Halkın giderek proleterleştiği, halihazırda 15 milyondan fazla işçinin bulunduğu, 2 buçuk milyonunun çoğunun sararmış sendikalara üye olduğu, kayıtlı işçilerinin neredeyse yarısının asgari ücretle çalıştığı, taşeron firmalar eliyle savunmasız bırakıldığı, genç işçi ölümlerinin bu denli arttığı bir ülkede devrimcilerin başka bir gündemi olamaz. Ama yine de “savunmakta olduğunuz görüşleri savunmakta ‘özgürsünüz.’ Fakat biz de bu görüşlerin küçük burjuva önyargıları olduğunu, proletaryanın davasına zararlı ve sermayeninkine yararlı olduğunu ilan etmekte ‘özgürüz.’” (Lenin).

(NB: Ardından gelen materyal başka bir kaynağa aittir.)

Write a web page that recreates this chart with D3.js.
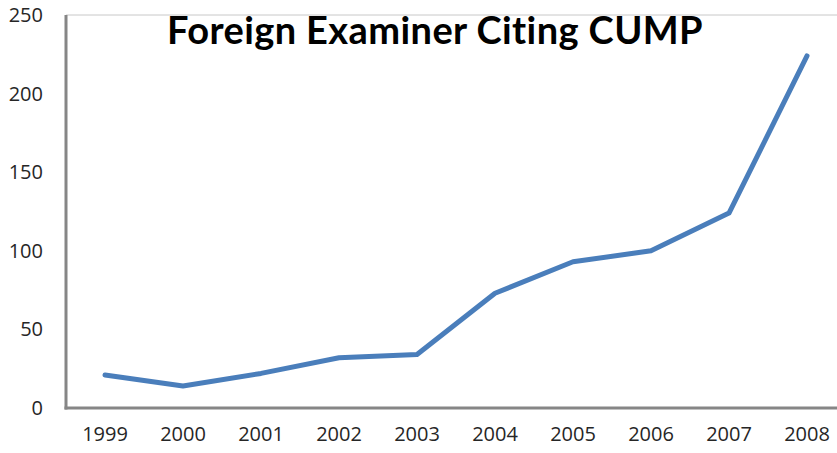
<!DOCTYPE html>
<html>
  <head>
    <style>
    body {
      margin: 0;
      background: #fff;
    }
    </style>
  </head>
  <body>
    <script src="https://cdn.jsdelivr.net/npm/d3@7"></script>
    <script>

var years = ["1999", "2000", "2001", "2002", "2003", "2004", "2005", "2006", "2007", "2008"];
var citations = [21, 14, 22, 32, 34, 73, 93, 100, 124, 224];
var yTicks = [0, 50, 100, 150, 200, 250];
var chartTitle = "Foreign Examiner Citing CUMP";

var width = 837, height = 453;
var plotLeft = 66, plotRight = 846, plotTop = 15, plotBottom = 408;

var svg = d3.select("body").append("svg")
    .attr("width", width)
    .attr("height", height);

var x = d3.scaleBand().domain(years).range([plotLeft, plotRight]);
var y = d3.scaleLinear().domain([0, 250]).range([plotBottom, plotTop]);

// light top border
svg.append("line")
    .attr("x1", plotLeft).attr("x2", plotRight)
    .attr("y1", y(250)).attr("y2", y(250))
    .style("stroke", "#c8c8c8")
    .style("stroke-width", 1);

// y axis labels
var yAxis = svg.append("g")
    .attr("transform", "translate(" + plotLeft + ",0)")
    .call(d3.axisLeft(y).tickValues(yTicks).tickSize(0).tickPadding(23));
yAxis.select(".domain").remove();
yAxis.selectAll("text")
    .style("font-family", "'Open Sans', sans-serif")
    .style("font-size", "20px")
    .style("fill", "#262626");

// x axis labels
var xAxis = svg.append("g")
    .attr("transform", "translate(0," + plotBottom + ")")
    .call(d3.axisBottom(x).tickSize(0).tickPadding(19));
xAxis.select(".domain").remove();
xAxis.selectAll("text")
    .style("font-family", "'Open Sans', sans-serif")
    .style("font-size", "20px")
    .style("fill", "#262626");

// axis lines
svg.append("line")
    .attr("x1", plotLeft).attr("x2", plotLeft)
    .attr("y1", y(250)).attr("y2", plotBottom + 1.5)
    .style("stroke", "#868686")
    .style("stroke-width", 3);
svg.append("line")
    .attr("x1", plotLeft - 1.5).attr("x2", plotRight)
    .attr("y1", plotBottom).attr("y2", plotBottom)
    .style("stroke", "#868686")
    .style("stroke-width", 3);

// series
var line = d3.line()
    .x(function(d, i) { return x(years[i]) + x.bandwidth() / 2; })
    .y(function(d) { return y(d); });

svg.append("path")
    .datum(citations)
    .attr("d", line)
    .style("fill", "none")
    .style("stroke", "#4a7ebb")
    .style("stroke-width", 5)
    .style("stroke-linejoin", "round")
    .style("stroke-linecap", "round");

// title
svg.append("text")
    .attr("x", 435)
    .attr("y", 44)
    .attr("text-anchor", "middle")
    .style("font-family", "Lato, sans-serif")
    .style("font-weight", "bold")
    .style("font-size", "38px")
    .style("letter-spacing", "0.4px")
    .style("fill", "#000")
    .text(chartTitle);

    </script>
  </body>
</html>
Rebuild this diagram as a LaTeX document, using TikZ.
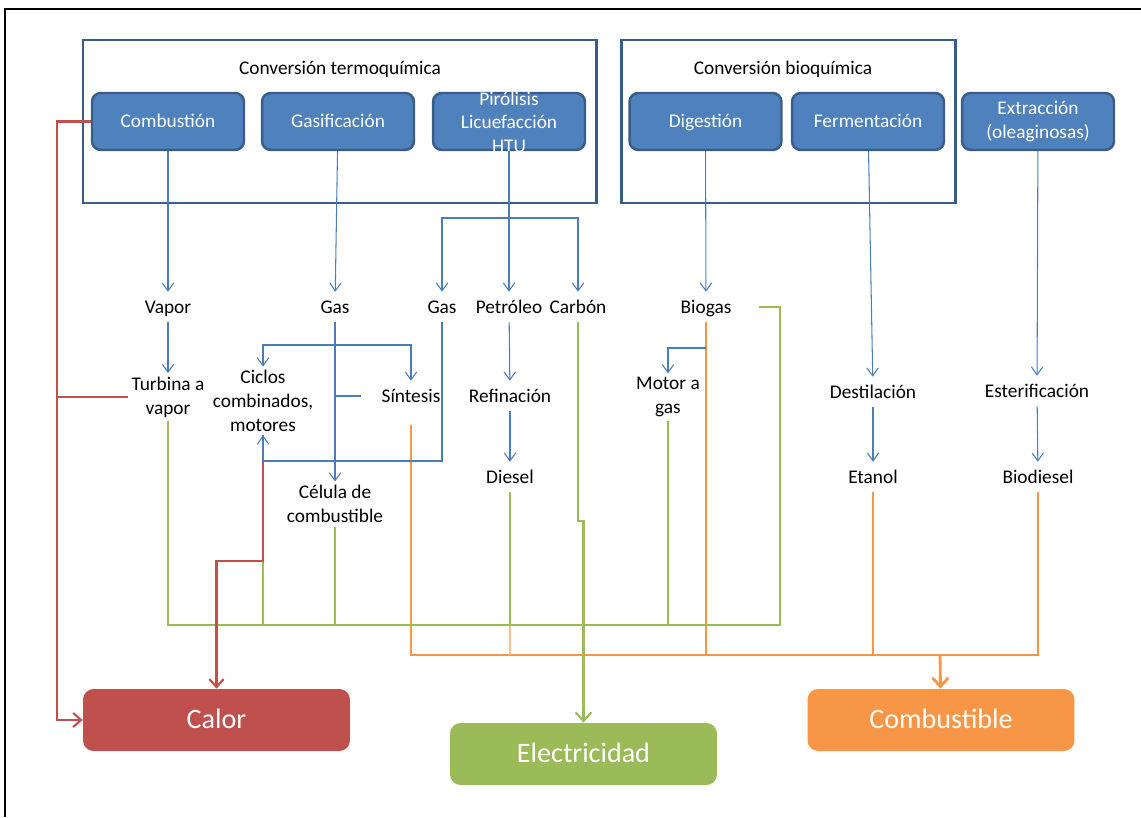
\documentclass[tikz,border=0pt]{standalone}
\usepackage{fontspec}
\setmainfont{Carlito}
\usepackage{tikz}
\usetikzlibrary{arrows.meta, calc, positioning}

\definecolor{azulcaja}{HTML}{4F81BD}
\definecolor{azulborde}{HTML}{385D8A}
\definecolor{azullinea}{HTML}{4A7EBB}
\definecolor{rojo}{HTML}{C0504D}
\definecolor{verde}{HTML}{9BBB59}
\definecolor{naranja}{HTML}{F79646}

\tikzset{
    proceso/.style={draw=azulborde, line width=1.4pt, fill=azulcaja, rounded corners=5pt,
        text=white, minimum width=3.04cm, minimum height=1.14cm, align=center,
        font=\fontsize{11}{13.3}\selectfont},
    textoblanco/.style={text=white, align=center, inner sep=0pt, font=\fontsize{11}{13.3}\selectfont},
    destino/.style={rounded corners=6pt, text=white, minimum width=5.34cm, minimum height=1.24cm,
        text height=12pt, text depth=2pt, font=\fontsize{16}{18}\selectfont},
    etiqueta/.style={align=center, inner sep=3.5pt, font=\fontsize{11}{13.5}\selectfont},
    varias/.style={etiqueta, inner sep=2pt},
    unalinea/.style={text height=8.6pt, text depth=1.4pt},
    marco/.style={draw=azulborde, line width=1.7pt},
    lineaazul/.style={draw=azullinea, line width=0.6pt},
    flecha/.style={lineaazul, -{Straight Barb[length=4.5pt, width=6.5pt]}},
    linearoja/.style={draw=rojo, line width=1.2pt},
    flecharoja/.style={linearoja, -{Straight Barb[length=4.5pt, width=8pt]}},
    lineaverde/.style={draw=verde, line width=1.2pt},
    flechaverde/.style={lineaverde, -{Straight Barb[length=5pt, width=9pt]}},
    lineanaranja/.style={draw=naranja, line width=1.2pt},
    flechanaranja/.style={draw=naranja, line width=1.6pt, -{Straight Barb[length=5pt, width=9pt]}},
}

\begin{document}
\begin{tikzpicture}[x=0.02cm, y=-0.02cm]
    \useasboundingbox (0,0) rectangle (1141,817);
    \draw[black, line width=0.6pt] (5,817) -- (5,9) -- (1141,9);

    % =================================================================
    % PROCESOS DE CONVERSIÓN
    % =================================================================
    \draw[marco] (83,40) rectangle (596,203);
    \draw[marco] (621,40) rectangle (955,203);
    \node[etiqueta, unalinea] (termo) at (340,68) {Conversión termoquímica};
    \node[etiqueta, unalinea] (bio) at (783,68) {Conversión bioquímica};

    \node[proceso, unalinea] (combustion) at (168,121.5) {Combustión};
    \node[proceso, unalinea] (gasificacion) at (338,121.5) {Gasificación};
    \node[proceso] (pirolisis) at (509,121.5) {};
    \node[textoblanco] (pirolisistxt) at (509,122) {Pirólisis\\Licuefacción\\HTU};
    \node[proceso, unalinea] (digestion) at (705.5,121.5) {Digestión};
    \node[proceso, unalinea] (fermentacion) at (868,121.5) {Fermentación};
    \node[proceso] (extraccion) at (1038,121.5) {Extracción\\(oleaginosas)};

    % =================================================================
    % PRODUCTOS INTERMEDIOS
    % =================================================================
    \node[etiqueta, unalinea] (vapor) at (168,307) {Vapor};
    \node[etiqueta, unalinea] (gasA) at (335,307) {Gas};
    \node[etiqueta, unalinea] (gasB) at (442,307) {Gas};
    \node[etiqueta, unalinea] (petroleo) at (509,307) {Petróleo};
    \node[etiqueta, unalinea] (carbon) at (578,307) {Carbón};
    \node[etiqueta, unalinea] (biogas) at (706,307) {Biogas};

    \node[varias] (turbina) at (168,397) {Turbina a\\vapor};
    \node[varias] (ciclos) at (263,401) {Ciclos\\combinados,\\motores};
    \node[etiqueta, unalinea] (sintesis) at (411,396) {Síntesis};
    \node[etiqueta, unalinea] (refinacion) at (510,396) {Refinación};
    \node[varias] (motor) at (668,397) {Motor a\\gas};
    \node[etiqueta, unalinea] (destilacion) at (873,392) {Destilación};
    \node[etiqueta, unalinea] (esterificacion) at (1037,391) {Esterificación};

    \node[varias] (celula) at (335,504) {Célula de\\combustible};
    \node[etiqueta, unalinea] (diesel) at (510,477) {Diesel};
    \node[etiqueta, unalinea] (etanol) at (873,477) {Etanol};
    \node[etiqueta, unalinea] (biodiesel) at (1038,477) {Biodiesel};

    % =================================================================
    % USOS FINALES
    % =================================================================
    \node[destino, fill=rojo] (calor) at (216.5,720) {Calor};
    \node[destino, fill=verde] (electricidad) at (583.5,754) {Electricidad};
    \node[destino, fill=naranja] (combustible) at (941,720) {Combustible};

    % Puntos de quiebre de las líneas
    \coordinate (ramaP) at (509,218);
    \coordinate (ramaG) at (335,345);
    \coordinate (ramaB) at (706,348);
    \coordinate (codoG) at (442,461);
    \coordinate (codoR) at (263,561);
    \coordinate (izq) at (57,121.5);
    \coordinate (jogC) at (578,521);
    \coordinate (busE) at (780,625);
    \coordinate (busC) at (940,655);

    % Líneas naranjas hacia combustible
    \draw[lineanaranja, shorten <=8pt] (sintesis) |- (biodiesel |- busC) -- (biodiesel);
    \draw[lineanaranja] (biogas) -- (biogas |- busC);
    \draw[lineanaranja] (etanol) -- (etanol |- busC);
    \draw[lineanaranja, naranja!60] (diesel |- busE) -- (diesel |- busC);
    \draw[flechanaranja] (busC) -- (combustible);

    % Líneas verdes hacia electricidad
    \draw[lineaverde] (turbina) |- (busE) |- ([xshift=12pt]biogas.east);
    \draw[lineaverde] (ciclos) -- (ciclos |- busE);
    \draw[lineaverde] (celula) -- (celula |- busE);
    \draw[lineaverde] (diesel) -- (diesel |- busE);
    \draw[lineaverde] (motor) -- (motor |- busE);
    \draw[flechaverde] (carbon) -- (jogC) -| (electricidad);

    % Líneas rojas hacia calor
    \draw[flecharoja] (combustion) -- (izq) |- (calor);
    \draw[linearoja] (turbina) -- (turbina -| izq);
    \draw[flecharoja] (ciclos) -- (codoR) -| (calor);

    % Flechas azules entre procesos
    \draw[flecha] (combustion) -- (vapor);
    \draw[flecha] (gasificacion) -- (gasA);
    \draw[lineaazul] (pirolisis) -- (ramaP);
    \draw[flecha] (ramaP) -| (gasB);
    \draw[flecha] (ramaP) -- (petroleo);
    \draw[flecha] (ramaP) -| (carbon);
    \draw[flecha] (digestion) -- (biogas);
    \draw[flecha] (fermentacion) -- (destilacion);
    \draw[flecha] (extraccion) -- (esterificacion);
    \draw[flecha] (vapor) -- (turbina);
    \draw[flecha] (gasA) -- (celula);
    \draw[flecha] (ramaG) -| (ciclos);
    \draw[flecha] (ramaG) -| (sintesis);
    \draw[lineaazul, shorten >=8pt] (ramaG |- sintesis) -- (sintesis);
    \draw[flecha] (gasB) -- (codoG) -| (ciclos);
    \draw[flecha] (petroleo) -- (refinacion);
    \draw[flecha] (refinacion) -- (diesel);
    \draw[flecha] (ramaB) -| (motor);
    \draw[flecha] (destilacion) -- (etanol);
    \draw[flecha] (esterificacion) -- (biodiesel);
\end{tikzpicture}
\end{document}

İşçi sınıfı yaşamaya mahkûm bırakıldığı müstakbel enkazda, çalışmak zorunda olduğu fabrikada, ofiste, evde, sokakta Kemalizmin “dirilmesini” beklemiyor. Çeşitli patlamalarla, fiili mücadelesiyle taleplerini dile getiriyor, bir araya geliyor ve bunlar yaygınlaştıkça işçilerle dayanışma ilişkisi bile kurmayan sosyalistlerin yüzüne bir tokat çarpıyor adeta. AKP ve CHP’nin Atatürkçülüğünü beğenmeyenler “doğru” Atatürkçülük yapabilir elbette, ancak devrimcilere bunu öğütlemek sınıf savaşına kulak tıkayıp resmi tarihin peşine takılmalarını öğütlemektir. Bu tiplerin amacı Marx ve Engels’in Manifesto’da yerdikleri burjuva sosyalizmlerinin bir başka güncel versiyonunu kurmaktan başka bir şey değildir. Proletarya Devrimcileri ise Kurtuluş Savaşına dair kutlanacak şeylerin başına o günün Yunan Komünistlerinin yenilgici tutumunu koyar, o cüretten ve ideolojik tutarlılıktan ders almak kolay değildir.